Michele Walker uses quilting techniques as a metaphor for the complex social and personal histories that make up the fabric of our lives.
Maker Unknown, her new commission for Fabrica, is a haunting sculptural work, developed in response to her inquiry into sashiko, a traditional, Japanese quilting technique employed by women to make work clothing. In 2003 Michele was awarded a three-year Arts & Humanities Research Board Fellowship (AHRB) at the University of Brighton, to facilitate her research into its practice. Totemic in feel, this installation is an outsider’s perception of rural Japanese life, a response to a fading tradition and an acknowledgement of its marginalised workers.

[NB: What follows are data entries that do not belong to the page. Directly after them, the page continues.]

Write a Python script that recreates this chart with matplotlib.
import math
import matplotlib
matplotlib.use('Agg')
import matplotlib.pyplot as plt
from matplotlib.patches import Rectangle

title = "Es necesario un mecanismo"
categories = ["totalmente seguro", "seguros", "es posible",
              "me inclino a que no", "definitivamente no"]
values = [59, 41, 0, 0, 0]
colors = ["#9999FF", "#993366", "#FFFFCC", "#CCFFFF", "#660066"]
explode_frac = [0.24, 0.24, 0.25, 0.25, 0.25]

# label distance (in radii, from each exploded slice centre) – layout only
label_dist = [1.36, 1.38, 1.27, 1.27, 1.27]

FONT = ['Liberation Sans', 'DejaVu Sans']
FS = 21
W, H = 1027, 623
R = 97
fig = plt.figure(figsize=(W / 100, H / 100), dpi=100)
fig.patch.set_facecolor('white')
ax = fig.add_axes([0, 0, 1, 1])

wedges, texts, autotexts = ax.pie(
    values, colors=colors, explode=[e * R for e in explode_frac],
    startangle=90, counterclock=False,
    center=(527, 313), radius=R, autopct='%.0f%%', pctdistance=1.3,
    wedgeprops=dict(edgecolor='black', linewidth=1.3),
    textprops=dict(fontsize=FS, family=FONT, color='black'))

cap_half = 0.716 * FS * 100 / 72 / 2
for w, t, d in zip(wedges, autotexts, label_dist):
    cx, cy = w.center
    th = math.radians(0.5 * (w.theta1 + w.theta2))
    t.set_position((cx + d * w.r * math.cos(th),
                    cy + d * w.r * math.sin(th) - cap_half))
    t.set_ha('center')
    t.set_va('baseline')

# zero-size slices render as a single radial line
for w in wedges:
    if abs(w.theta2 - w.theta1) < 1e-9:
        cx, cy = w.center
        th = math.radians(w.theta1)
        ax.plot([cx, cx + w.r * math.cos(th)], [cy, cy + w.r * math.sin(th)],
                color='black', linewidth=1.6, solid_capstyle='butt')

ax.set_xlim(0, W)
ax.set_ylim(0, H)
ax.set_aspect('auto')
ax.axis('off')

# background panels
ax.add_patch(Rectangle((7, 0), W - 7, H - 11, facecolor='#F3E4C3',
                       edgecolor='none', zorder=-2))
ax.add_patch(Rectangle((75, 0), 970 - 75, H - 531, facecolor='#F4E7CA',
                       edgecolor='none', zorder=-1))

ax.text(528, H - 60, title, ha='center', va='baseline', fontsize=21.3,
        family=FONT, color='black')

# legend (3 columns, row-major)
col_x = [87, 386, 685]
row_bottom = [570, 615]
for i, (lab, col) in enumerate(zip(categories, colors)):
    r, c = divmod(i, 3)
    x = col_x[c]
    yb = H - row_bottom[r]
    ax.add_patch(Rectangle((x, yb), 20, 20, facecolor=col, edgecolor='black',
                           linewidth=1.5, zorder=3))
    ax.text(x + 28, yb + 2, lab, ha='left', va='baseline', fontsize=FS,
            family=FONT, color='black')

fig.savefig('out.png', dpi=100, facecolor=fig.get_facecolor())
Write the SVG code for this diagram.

Memory and identity are repeated themes in Michele Walker’s work. Memorium, also on display in the exhibition, is a plastic and wire wool quilt stitched in the pattern of her own skin. Made in 2002, this piece evolved from the artist’s memories of her mother’s mental decline and subsequent loss of identity.
Total Vistor Numbers: 8, 383
Brilliant and moving pieces, well articulated in the process and history of each individual art work. That speaks power and strength, but at the same time calms my soul.
Very refreshing because it is novel and certainly conveys a thought. In our world today we need thinkers. Those who are prepared to do a new, helpful thing to stimulate us. Well done! It represents a lot of hard work – Thank you!